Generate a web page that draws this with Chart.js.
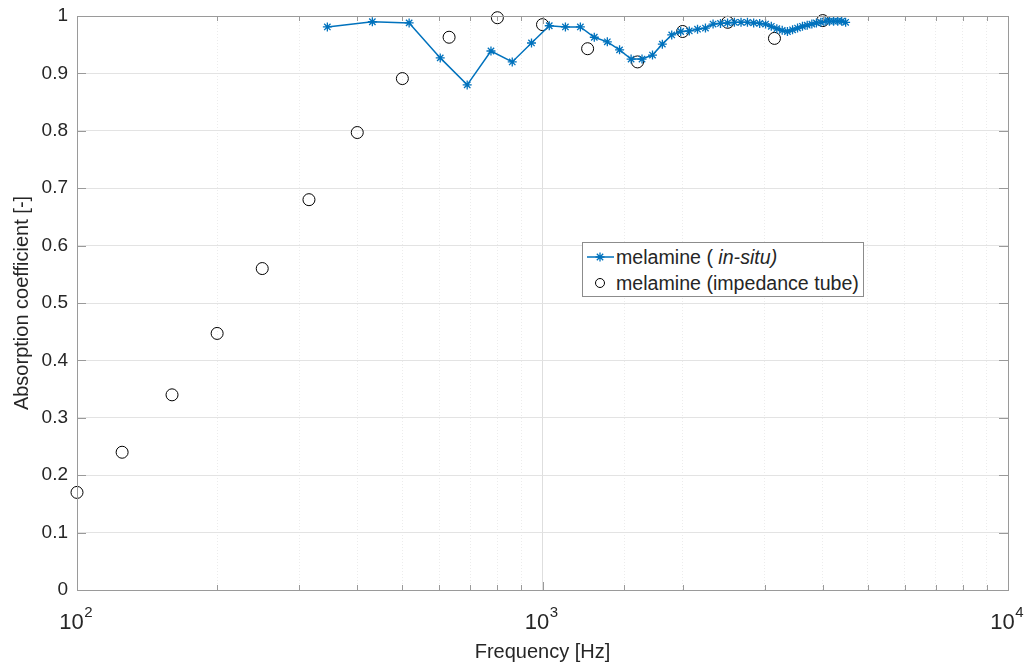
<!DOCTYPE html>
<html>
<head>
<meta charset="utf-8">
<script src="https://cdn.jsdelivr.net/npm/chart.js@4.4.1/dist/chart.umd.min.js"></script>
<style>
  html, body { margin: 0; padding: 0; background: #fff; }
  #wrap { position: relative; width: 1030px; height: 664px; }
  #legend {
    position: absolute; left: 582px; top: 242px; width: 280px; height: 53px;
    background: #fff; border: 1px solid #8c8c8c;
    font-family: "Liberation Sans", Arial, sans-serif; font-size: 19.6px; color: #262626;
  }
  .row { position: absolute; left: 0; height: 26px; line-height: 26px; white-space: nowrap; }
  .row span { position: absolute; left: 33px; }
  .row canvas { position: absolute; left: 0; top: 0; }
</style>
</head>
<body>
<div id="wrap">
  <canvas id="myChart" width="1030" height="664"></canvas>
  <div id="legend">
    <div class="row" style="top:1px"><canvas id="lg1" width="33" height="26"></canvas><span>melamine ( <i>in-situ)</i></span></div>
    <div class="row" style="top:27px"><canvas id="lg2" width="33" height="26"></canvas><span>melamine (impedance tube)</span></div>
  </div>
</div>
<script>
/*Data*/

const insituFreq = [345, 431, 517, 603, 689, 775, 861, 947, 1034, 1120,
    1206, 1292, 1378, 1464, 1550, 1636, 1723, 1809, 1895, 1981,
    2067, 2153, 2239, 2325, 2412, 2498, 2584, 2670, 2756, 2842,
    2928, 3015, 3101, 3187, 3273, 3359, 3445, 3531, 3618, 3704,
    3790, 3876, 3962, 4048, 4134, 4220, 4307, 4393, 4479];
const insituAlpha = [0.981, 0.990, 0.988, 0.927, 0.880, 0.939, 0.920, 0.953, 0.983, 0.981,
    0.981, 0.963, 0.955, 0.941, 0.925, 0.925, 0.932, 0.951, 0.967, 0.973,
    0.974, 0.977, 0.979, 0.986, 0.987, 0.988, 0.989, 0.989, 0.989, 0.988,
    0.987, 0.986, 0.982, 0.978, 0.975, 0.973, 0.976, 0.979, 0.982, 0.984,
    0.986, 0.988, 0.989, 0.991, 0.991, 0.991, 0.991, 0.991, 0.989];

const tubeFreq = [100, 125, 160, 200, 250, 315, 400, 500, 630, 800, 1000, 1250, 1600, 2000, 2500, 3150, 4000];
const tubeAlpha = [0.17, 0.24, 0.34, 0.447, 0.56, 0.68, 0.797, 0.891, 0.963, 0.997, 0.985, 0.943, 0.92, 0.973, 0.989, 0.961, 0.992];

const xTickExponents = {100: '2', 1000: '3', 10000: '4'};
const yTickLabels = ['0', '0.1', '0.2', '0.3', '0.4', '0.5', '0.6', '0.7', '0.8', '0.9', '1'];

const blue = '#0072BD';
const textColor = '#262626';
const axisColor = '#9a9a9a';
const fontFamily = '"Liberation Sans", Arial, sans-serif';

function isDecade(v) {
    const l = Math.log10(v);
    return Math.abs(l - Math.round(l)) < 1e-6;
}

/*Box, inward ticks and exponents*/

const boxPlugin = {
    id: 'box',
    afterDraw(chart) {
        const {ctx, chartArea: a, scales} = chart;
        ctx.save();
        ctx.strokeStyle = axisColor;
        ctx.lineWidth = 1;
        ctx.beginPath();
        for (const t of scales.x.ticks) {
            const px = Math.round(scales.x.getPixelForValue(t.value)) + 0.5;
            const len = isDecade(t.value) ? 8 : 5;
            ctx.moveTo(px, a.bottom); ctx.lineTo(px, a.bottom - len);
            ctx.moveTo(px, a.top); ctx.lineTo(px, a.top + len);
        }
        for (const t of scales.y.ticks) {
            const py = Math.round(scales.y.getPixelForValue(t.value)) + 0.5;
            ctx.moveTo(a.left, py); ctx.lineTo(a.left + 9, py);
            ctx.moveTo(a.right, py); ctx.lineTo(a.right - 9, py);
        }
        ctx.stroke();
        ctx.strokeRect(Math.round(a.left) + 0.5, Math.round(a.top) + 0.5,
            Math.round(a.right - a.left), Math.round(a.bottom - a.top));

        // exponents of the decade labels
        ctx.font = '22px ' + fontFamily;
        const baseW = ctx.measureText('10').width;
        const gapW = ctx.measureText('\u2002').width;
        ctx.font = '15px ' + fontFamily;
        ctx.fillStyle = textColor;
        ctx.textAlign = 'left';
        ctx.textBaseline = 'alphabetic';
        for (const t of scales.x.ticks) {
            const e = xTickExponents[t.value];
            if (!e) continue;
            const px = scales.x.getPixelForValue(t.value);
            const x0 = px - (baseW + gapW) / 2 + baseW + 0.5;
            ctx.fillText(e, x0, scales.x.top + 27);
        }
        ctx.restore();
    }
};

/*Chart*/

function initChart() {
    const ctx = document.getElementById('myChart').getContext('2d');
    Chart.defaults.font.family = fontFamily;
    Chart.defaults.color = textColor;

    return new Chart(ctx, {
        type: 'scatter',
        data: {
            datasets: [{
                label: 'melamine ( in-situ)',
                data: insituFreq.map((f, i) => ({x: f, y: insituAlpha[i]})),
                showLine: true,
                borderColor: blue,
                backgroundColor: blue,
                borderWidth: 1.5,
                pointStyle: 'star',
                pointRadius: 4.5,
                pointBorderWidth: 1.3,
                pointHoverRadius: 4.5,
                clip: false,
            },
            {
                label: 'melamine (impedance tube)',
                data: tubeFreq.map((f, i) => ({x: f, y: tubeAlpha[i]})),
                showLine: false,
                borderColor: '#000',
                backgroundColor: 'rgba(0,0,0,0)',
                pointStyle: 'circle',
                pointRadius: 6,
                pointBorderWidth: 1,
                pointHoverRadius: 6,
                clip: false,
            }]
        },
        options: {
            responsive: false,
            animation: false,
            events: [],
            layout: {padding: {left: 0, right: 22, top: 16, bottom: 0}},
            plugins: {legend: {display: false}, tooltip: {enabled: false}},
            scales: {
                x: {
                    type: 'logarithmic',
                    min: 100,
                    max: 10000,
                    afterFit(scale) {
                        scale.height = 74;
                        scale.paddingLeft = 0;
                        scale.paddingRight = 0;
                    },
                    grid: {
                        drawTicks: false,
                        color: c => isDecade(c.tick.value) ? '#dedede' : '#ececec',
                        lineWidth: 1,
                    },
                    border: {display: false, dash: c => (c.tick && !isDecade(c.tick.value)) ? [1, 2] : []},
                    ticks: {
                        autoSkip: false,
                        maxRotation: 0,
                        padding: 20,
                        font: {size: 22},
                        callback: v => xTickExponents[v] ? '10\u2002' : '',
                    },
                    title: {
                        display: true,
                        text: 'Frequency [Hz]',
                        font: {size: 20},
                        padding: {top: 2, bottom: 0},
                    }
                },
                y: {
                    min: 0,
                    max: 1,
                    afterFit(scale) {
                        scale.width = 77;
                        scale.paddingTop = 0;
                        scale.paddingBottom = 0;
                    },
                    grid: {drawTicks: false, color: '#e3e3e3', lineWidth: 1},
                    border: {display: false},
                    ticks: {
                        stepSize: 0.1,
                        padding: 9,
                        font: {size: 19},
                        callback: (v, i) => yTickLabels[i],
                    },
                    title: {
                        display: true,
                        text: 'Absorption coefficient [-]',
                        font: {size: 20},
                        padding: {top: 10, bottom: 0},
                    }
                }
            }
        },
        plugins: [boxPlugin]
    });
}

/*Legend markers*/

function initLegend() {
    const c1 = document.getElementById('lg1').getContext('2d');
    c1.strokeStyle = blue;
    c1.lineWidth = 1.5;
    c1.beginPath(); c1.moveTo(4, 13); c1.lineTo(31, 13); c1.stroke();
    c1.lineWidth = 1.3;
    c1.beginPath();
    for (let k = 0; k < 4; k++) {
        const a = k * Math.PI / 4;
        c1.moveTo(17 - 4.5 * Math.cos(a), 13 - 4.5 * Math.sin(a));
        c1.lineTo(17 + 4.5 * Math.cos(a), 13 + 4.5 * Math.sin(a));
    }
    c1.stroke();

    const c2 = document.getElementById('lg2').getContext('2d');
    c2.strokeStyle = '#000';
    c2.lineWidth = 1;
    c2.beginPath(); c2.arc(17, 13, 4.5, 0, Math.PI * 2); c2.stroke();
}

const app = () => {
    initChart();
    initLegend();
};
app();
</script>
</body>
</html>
--------------------
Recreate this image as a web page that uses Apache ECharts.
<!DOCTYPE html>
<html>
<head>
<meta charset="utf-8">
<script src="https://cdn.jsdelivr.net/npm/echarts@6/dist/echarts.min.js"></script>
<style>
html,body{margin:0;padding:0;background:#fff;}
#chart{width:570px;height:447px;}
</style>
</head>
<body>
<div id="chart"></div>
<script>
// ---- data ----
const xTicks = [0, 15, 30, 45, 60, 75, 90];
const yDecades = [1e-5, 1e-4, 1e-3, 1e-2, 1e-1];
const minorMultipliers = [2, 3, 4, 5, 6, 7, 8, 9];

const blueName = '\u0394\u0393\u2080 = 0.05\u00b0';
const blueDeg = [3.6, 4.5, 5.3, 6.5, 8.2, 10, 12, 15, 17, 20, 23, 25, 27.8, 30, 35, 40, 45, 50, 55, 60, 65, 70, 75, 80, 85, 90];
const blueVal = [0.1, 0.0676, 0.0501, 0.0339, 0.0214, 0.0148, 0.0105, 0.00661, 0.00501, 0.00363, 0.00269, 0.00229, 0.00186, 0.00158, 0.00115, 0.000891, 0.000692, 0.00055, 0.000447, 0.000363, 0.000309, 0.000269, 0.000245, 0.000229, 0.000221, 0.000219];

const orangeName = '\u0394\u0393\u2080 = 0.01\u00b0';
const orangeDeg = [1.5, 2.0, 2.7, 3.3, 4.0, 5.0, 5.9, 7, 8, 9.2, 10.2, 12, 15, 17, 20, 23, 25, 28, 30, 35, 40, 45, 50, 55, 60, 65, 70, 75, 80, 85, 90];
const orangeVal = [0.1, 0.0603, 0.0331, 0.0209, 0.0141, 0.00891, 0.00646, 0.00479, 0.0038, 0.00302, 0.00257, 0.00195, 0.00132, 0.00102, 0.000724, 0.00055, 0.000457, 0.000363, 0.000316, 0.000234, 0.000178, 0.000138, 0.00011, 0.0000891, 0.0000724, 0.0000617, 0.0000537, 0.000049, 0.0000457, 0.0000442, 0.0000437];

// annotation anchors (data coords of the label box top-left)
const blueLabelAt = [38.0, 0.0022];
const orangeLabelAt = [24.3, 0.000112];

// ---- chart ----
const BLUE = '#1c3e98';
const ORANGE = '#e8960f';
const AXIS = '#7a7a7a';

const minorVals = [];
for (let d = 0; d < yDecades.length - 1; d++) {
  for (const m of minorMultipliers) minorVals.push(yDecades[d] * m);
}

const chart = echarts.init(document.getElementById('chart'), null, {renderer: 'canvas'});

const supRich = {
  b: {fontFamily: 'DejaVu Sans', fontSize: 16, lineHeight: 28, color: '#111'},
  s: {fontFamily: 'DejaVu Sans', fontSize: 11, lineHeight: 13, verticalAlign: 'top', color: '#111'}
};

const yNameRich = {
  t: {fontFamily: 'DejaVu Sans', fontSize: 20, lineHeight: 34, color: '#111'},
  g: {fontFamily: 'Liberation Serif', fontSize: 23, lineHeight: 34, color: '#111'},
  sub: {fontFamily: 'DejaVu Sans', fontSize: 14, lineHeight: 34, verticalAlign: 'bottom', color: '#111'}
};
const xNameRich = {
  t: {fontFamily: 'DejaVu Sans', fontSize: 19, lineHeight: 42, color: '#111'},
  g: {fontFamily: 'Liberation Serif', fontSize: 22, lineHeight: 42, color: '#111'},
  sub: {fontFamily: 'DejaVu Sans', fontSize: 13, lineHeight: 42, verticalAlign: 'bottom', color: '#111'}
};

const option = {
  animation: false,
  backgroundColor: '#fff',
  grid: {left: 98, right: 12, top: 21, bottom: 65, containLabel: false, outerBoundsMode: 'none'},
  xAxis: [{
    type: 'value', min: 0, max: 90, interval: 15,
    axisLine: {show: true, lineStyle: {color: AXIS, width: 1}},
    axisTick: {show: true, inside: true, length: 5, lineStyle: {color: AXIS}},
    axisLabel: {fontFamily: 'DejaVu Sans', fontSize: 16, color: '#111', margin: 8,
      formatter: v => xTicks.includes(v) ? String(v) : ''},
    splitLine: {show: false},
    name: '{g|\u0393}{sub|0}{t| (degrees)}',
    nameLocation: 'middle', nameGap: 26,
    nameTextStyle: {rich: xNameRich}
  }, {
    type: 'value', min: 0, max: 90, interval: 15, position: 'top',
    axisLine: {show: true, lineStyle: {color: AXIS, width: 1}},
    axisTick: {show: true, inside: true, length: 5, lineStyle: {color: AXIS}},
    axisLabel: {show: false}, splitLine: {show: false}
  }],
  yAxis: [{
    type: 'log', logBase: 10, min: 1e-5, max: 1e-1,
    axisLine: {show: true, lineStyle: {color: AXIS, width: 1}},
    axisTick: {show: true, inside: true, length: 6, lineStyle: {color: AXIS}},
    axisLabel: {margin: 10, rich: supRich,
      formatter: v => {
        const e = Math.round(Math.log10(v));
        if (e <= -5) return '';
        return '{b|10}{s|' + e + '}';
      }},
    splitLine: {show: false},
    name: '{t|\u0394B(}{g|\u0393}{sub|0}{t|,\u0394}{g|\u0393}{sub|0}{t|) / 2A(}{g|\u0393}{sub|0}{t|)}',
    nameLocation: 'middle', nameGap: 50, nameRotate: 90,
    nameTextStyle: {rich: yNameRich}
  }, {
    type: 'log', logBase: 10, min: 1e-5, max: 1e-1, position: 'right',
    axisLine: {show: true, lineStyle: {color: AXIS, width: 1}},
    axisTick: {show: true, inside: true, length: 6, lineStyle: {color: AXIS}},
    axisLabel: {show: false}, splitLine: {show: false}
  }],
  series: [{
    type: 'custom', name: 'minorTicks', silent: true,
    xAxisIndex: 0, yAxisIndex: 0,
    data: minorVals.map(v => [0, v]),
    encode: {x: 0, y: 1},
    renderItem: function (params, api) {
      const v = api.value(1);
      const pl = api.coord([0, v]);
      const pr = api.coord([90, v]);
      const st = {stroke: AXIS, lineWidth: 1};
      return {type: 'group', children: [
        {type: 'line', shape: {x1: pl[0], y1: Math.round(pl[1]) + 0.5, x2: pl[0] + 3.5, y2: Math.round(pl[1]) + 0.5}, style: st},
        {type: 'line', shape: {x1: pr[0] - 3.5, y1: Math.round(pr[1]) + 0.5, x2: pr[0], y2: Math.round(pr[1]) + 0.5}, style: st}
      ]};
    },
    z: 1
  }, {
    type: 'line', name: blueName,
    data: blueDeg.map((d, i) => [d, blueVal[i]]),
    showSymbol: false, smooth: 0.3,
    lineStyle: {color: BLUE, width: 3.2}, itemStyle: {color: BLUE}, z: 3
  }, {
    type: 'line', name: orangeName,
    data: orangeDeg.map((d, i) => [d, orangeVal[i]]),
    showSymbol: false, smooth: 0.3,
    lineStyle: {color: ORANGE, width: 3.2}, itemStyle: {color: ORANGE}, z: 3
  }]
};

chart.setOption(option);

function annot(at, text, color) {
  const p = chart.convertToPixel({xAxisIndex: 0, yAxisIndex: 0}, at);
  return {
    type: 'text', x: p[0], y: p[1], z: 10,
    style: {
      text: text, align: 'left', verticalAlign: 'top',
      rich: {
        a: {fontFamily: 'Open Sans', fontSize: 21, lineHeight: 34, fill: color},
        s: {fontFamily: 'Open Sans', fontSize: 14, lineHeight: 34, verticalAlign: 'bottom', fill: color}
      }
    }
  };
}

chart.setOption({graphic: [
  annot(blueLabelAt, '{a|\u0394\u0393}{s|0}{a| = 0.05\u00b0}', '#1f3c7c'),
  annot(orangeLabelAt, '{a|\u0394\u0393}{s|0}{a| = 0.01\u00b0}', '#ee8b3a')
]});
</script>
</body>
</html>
--------------------
= TASK INSTRUCTIONS =
What do the lines above say from the one containing "Recreate this image" down to the one containing "const orangeLabelAt = [24.3, 0.000112];"? Return them exactly, both end lines included, and only them.

= THE OUTPUT =
Recreate this image as a web page that uses Apache ECharts.
<!DOCTYPE html>
<html>
<head>
<meta charset="utf-8">
<script src="https://cdn.jsdelivr.net/npm/echarts@6/dist/echarts.min.js"></script>
<style>
html,body{margin:0;padding:0;background:#fff;}
#chart{width:570px;height:447px;}
</style>
</head>
<body>
<div id="chart"></div>
<script>
// ---- data ----
const xTicks = [0, 15, 30, 45, 60, 75, 90];
const yDecades = [1e-5, 1e-4, 1e-3, 1e-2, 1e-1];
const minorMultipliers = [2, 3, 4, 5, 6, 7, 8, 9];

const blueName = '\u0394\u0393\u2080 = 0.05\u00b0';
const blueDeg = [3.6, 4.5, 5.3, 6.5, 8.2, 10, 12, 15, 17, 20, 23, 25, 27.8, 30, 35, 40, 45, 50, 55, 60, 65, 70, 75, 80, 85, 90];
const blueVal = [0.1, 0.0676, 0.0501, 0.0339, 0.0214, 0.0148, 0.0105, 0.00661, 0.00501, 0.00363, 0.00269, 0.00229, 0.00186, 0.00158, 0.00115, 0.000891, 0.000692, 0.00055, 0.000447, 0.000363, 0.000309, 0.000269, 0.000245, 0.000229, 0.000221, 0.000219];

const orangeName = '\u0394\u0393\u2080 = 0.01\u00b0';
const orangeDeg = [1.5, 2.0, 2.7, 3.3, 4.0, 5.0, 5.9, 7, 8, 9.2, 10.2, 12, 15, 17, 20, 23, 25, 28, 30, 35, 40, 45, 50, 55, 60, 65, 70, 75, 80, 85, 90];
const orangeVal = [0.1, 0.0603, 0.0331, 0.0209, 0.0141, 0.00891, 0.00646, 0.00479, 0.0038, 0.00302, 0.00257, 0.00195, 0.00132, 0.00102, 0.000724, 0.00055, 0.000457, 0.000363, 0.000316, 0.000234, 0.000178, 0.000138, 0.00011, 0.0000891, 0.0000724, 0.0000617, 0.0000537, 0.000049, 0.0000457, 0.0000442, 0.0000437];

// annotation anchors (data coords of the label box top-left)
const blueLabelAt = [38.0, 0.0022];
const orangeLabelAt = [24.3, 0.000112];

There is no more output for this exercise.